━━ Material provided
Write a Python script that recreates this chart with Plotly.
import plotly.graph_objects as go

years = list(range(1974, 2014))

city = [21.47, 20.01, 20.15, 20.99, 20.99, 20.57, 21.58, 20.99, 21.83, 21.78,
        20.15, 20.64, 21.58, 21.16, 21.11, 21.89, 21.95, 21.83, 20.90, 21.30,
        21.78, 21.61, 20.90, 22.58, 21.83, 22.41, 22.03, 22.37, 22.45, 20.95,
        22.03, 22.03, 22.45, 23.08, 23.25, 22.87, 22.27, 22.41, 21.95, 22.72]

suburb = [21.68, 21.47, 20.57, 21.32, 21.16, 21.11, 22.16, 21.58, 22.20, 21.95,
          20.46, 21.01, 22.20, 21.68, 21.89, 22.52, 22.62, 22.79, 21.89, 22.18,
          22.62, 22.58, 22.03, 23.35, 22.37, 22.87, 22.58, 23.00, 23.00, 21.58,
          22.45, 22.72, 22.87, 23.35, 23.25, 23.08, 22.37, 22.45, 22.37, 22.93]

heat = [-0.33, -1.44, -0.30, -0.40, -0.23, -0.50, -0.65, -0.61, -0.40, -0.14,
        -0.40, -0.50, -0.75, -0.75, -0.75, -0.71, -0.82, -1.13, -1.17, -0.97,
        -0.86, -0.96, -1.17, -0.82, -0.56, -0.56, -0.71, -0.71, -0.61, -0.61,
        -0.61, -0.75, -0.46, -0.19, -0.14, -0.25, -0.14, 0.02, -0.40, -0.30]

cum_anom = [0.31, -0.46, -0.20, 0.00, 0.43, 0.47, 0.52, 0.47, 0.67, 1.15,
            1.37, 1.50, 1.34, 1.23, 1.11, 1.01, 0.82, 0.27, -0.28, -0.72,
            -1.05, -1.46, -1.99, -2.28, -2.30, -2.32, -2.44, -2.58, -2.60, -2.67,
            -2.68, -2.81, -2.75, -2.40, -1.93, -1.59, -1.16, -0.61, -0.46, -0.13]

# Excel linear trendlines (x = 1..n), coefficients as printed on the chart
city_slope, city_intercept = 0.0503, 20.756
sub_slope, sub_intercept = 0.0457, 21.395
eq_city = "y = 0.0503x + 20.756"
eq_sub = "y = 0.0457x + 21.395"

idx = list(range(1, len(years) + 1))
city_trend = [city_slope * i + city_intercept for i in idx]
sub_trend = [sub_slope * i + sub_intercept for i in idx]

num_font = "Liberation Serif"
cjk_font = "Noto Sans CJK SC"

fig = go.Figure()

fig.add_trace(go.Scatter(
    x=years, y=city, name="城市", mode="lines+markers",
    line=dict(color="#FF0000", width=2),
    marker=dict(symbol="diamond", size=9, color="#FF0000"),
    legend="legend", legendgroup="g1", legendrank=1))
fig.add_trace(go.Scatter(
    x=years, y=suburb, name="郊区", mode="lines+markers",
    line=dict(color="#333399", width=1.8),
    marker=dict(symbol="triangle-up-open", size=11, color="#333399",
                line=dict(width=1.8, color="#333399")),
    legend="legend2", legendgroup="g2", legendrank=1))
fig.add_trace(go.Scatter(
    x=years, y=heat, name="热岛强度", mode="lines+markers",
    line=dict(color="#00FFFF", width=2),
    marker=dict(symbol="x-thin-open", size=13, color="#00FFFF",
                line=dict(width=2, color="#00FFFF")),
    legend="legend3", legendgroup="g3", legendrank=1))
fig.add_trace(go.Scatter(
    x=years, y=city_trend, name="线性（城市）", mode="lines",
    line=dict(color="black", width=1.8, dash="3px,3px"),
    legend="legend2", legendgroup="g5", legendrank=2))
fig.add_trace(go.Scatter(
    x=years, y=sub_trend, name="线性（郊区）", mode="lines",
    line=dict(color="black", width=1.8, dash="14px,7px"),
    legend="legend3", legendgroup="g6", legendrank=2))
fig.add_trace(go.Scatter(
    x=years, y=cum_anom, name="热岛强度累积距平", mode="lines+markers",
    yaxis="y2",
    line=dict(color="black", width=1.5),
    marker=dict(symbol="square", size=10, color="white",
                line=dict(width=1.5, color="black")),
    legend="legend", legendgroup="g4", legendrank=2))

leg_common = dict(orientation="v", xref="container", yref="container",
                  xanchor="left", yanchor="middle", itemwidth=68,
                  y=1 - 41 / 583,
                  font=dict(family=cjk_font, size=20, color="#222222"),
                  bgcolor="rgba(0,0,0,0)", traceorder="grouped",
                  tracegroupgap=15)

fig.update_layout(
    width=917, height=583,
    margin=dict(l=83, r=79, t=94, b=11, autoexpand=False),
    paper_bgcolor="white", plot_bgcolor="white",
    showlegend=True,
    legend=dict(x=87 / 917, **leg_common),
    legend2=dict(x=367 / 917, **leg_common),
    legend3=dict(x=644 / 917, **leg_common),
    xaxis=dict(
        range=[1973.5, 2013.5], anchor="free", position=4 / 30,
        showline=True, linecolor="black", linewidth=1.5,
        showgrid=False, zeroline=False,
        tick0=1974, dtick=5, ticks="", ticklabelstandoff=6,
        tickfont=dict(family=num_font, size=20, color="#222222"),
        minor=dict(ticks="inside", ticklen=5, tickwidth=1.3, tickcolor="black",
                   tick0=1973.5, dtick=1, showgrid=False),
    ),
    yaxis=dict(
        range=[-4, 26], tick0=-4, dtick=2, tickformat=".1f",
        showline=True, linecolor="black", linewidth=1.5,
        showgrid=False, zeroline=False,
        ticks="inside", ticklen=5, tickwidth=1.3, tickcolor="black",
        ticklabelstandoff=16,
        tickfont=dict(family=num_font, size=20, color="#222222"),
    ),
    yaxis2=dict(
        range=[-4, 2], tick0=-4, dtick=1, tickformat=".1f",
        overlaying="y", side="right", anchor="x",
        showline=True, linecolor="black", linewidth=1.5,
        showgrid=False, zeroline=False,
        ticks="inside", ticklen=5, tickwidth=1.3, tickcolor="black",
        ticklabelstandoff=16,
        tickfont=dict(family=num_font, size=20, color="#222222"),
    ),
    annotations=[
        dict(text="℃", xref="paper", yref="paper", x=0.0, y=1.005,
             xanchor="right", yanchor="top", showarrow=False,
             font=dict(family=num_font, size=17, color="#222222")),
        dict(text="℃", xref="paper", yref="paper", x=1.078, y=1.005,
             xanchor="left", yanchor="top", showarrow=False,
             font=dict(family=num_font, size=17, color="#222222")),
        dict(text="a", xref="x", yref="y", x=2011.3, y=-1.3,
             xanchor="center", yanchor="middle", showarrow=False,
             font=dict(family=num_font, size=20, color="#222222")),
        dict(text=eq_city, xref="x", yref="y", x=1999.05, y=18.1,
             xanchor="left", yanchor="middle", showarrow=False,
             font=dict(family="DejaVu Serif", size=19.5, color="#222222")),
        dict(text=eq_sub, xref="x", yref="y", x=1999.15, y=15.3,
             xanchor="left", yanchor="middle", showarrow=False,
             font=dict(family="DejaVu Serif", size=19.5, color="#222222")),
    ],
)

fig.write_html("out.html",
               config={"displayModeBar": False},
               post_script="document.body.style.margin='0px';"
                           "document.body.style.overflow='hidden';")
━━━━
━━ Material provided
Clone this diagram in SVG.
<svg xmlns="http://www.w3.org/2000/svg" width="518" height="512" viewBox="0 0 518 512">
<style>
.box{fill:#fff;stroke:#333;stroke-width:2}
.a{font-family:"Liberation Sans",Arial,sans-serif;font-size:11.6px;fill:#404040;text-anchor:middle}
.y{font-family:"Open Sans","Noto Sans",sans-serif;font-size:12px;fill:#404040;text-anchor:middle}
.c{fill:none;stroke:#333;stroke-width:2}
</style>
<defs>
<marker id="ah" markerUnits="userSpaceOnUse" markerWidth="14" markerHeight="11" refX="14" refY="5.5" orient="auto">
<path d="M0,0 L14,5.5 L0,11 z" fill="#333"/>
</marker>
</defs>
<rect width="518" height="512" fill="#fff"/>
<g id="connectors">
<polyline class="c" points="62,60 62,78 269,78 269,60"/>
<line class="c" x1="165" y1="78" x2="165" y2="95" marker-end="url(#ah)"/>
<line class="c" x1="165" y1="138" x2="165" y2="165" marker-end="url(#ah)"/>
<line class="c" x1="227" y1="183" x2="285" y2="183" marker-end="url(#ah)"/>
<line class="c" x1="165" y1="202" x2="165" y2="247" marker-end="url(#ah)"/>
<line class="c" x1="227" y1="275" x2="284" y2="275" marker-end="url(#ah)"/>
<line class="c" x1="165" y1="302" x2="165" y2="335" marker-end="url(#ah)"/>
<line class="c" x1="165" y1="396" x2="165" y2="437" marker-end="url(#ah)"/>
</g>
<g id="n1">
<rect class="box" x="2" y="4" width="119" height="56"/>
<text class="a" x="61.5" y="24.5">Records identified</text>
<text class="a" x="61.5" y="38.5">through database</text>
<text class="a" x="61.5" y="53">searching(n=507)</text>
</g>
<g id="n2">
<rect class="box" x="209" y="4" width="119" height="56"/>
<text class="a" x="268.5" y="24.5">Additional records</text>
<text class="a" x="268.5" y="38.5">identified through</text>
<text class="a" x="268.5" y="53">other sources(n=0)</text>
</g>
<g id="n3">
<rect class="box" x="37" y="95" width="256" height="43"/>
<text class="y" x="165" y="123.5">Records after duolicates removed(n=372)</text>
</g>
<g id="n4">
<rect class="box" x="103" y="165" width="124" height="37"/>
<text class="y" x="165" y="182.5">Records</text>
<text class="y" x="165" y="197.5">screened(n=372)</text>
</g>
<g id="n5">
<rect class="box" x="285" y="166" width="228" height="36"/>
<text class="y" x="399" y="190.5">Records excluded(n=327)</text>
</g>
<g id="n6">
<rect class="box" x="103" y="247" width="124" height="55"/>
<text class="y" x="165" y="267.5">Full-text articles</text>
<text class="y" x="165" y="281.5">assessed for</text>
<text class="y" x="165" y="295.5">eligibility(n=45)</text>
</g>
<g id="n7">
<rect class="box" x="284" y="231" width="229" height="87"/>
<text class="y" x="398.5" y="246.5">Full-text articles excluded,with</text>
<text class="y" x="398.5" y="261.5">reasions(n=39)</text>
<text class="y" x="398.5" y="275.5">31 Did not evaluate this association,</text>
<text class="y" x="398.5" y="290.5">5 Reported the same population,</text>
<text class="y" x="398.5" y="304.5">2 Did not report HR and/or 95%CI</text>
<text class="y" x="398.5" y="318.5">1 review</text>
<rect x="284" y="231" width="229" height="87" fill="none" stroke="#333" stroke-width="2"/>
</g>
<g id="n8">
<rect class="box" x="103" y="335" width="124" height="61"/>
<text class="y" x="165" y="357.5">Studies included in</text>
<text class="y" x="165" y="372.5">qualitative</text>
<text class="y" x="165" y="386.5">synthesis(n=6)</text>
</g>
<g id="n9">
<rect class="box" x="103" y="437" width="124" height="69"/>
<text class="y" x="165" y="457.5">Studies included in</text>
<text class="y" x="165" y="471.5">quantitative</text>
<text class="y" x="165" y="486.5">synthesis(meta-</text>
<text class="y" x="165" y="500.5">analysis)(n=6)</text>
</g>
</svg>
━━━━
━━ Material provided
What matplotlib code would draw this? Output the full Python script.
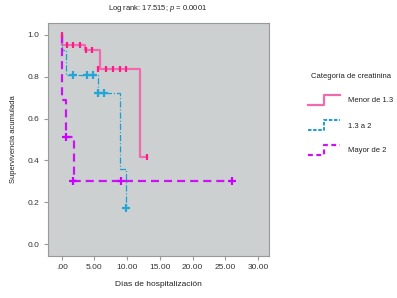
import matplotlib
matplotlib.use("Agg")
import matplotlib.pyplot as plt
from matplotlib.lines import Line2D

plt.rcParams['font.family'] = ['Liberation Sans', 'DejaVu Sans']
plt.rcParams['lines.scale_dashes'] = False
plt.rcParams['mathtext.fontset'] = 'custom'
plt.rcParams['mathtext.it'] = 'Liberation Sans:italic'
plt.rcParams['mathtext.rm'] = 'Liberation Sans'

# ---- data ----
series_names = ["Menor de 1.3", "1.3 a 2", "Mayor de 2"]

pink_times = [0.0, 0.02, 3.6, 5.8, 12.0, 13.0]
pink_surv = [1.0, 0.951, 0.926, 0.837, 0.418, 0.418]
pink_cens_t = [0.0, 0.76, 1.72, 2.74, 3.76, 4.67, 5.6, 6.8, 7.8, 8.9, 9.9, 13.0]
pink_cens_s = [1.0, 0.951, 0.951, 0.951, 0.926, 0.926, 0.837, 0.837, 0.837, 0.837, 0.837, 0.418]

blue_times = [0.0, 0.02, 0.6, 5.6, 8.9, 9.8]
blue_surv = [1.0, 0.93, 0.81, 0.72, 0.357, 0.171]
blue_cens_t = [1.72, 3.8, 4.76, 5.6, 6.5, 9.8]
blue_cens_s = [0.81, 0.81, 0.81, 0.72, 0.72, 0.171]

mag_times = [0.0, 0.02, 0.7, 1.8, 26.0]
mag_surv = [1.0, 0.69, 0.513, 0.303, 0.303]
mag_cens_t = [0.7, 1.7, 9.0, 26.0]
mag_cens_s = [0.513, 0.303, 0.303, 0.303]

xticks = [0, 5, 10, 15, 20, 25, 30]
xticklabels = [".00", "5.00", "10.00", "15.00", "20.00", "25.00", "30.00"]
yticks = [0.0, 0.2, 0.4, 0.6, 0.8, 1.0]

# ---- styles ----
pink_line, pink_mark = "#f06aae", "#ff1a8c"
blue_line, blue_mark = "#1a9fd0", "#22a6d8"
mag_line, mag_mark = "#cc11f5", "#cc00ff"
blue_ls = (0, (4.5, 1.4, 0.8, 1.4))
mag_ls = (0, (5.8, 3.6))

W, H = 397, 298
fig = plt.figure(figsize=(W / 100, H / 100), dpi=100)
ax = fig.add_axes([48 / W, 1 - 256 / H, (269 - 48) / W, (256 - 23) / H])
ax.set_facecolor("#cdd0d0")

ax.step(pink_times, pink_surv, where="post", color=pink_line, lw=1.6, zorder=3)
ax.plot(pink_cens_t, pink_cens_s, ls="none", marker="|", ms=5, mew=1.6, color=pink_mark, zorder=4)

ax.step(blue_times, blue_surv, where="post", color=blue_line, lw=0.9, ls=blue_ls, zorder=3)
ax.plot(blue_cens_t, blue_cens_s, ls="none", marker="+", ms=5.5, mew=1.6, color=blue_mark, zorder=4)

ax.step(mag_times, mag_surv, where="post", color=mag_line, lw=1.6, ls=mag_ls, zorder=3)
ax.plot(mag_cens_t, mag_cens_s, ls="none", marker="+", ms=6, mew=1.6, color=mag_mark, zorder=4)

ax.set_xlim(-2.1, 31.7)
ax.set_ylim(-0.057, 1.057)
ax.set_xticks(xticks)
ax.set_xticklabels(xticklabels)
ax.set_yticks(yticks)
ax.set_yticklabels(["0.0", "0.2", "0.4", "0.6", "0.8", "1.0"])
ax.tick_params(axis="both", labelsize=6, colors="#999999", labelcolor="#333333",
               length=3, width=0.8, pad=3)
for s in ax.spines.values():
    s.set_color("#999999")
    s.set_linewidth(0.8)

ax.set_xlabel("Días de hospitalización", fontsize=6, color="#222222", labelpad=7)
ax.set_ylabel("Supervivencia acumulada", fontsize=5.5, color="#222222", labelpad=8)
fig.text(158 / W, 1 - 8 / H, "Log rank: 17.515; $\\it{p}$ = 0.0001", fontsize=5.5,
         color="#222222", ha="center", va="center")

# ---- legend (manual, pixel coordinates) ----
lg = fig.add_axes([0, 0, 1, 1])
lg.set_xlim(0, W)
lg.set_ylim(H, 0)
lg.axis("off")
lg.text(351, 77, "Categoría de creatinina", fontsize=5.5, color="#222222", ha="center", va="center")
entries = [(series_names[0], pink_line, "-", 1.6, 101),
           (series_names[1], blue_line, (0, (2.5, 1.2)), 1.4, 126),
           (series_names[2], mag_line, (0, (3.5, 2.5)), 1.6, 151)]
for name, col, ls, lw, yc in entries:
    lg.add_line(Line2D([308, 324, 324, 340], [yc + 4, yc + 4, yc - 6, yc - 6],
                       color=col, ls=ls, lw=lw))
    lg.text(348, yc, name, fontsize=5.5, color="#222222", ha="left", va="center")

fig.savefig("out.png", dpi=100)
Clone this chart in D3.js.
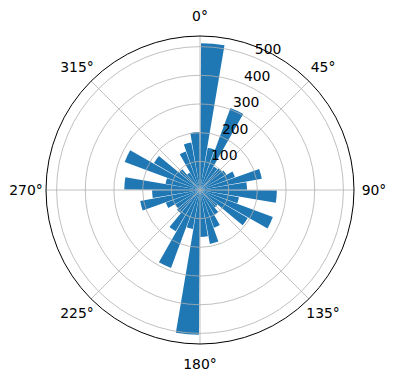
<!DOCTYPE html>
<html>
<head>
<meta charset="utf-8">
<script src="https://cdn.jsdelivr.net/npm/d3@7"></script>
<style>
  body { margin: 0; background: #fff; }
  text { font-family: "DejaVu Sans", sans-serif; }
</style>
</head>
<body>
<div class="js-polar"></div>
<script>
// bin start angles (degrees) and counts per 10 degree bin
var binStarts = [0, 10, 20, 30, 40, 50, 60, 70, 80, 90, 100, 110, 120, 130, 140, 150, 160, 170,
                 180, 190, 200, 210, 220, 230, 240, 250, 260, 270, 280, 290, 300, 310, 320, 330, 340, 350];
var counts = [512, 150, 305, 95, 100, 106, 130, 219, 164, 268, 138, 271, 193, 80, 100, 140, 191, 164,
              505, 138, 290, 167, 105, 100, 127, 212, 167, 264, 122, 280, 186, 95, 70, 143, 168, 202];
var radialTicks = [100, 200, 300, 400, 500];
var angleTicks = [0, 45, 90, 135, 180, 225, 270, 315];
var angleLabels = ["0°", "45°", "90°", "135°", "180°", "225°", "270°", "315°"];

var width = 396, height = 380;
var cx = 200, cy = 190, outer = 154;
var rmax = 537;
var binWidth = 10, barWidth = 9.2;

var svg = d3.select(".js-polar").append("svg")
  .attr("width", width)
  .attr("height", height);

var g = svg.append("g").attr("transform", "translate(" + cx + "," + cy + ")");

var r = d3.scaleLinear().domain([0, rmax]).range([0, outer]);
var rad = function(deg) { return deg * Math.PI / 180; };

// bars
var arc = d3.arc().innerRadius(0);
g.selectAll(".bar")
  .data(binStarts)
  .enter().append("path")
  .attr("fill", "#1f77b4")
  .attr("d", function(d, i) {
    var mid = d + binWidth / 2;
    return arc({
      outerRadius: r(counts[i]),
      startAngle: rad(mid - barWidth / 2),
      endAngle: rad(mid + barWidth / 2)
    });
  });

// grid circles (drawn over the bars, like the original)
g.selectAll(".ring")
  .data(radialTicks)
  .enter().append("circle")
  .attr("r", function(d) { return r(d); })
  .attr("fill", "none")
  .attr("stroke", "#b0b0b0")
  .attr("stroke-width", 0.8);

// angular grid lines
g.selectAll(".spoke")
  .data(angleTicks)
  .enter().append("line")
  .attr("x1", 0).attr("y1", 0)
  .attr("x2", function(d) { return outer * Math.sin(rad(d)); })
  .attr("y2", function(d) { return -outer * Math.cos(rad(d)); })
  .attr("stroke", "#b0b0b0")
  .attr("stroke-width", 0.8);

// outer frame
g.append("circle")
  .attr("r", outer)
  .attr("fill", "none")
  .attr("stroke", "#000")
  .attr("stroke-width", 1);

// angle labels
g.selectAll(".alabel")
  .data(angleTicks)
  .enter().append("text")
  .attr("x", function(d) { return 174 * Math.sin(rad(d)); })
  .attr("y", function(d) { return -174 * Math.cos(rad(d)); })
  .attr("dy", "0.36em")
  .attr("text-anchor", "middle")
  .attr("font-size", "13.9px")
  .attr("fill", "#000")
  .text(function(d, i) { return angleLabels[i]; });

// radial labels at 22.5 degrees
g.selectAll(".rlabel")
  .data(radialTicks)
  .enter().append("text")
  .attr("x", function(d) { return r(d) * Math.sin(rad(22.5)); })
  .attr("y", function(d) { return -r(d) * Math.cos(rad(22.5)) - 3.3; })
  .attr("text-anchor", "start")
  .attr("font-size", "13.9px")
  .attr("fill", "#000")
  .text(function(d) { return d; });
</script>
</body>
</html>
━━━━
Exercise requirements ->
The required output is an exact reproduction of the lines starting at the one that contains "Write a Python" and ending at the one that contains "years = list(range(1974, 2014))". Both boundary lines belong to it.

Complete output ->
Write a Python script that recreates this chart with Plotly.
import plotly.graph_objects as go

years = list(range(1974, 2014))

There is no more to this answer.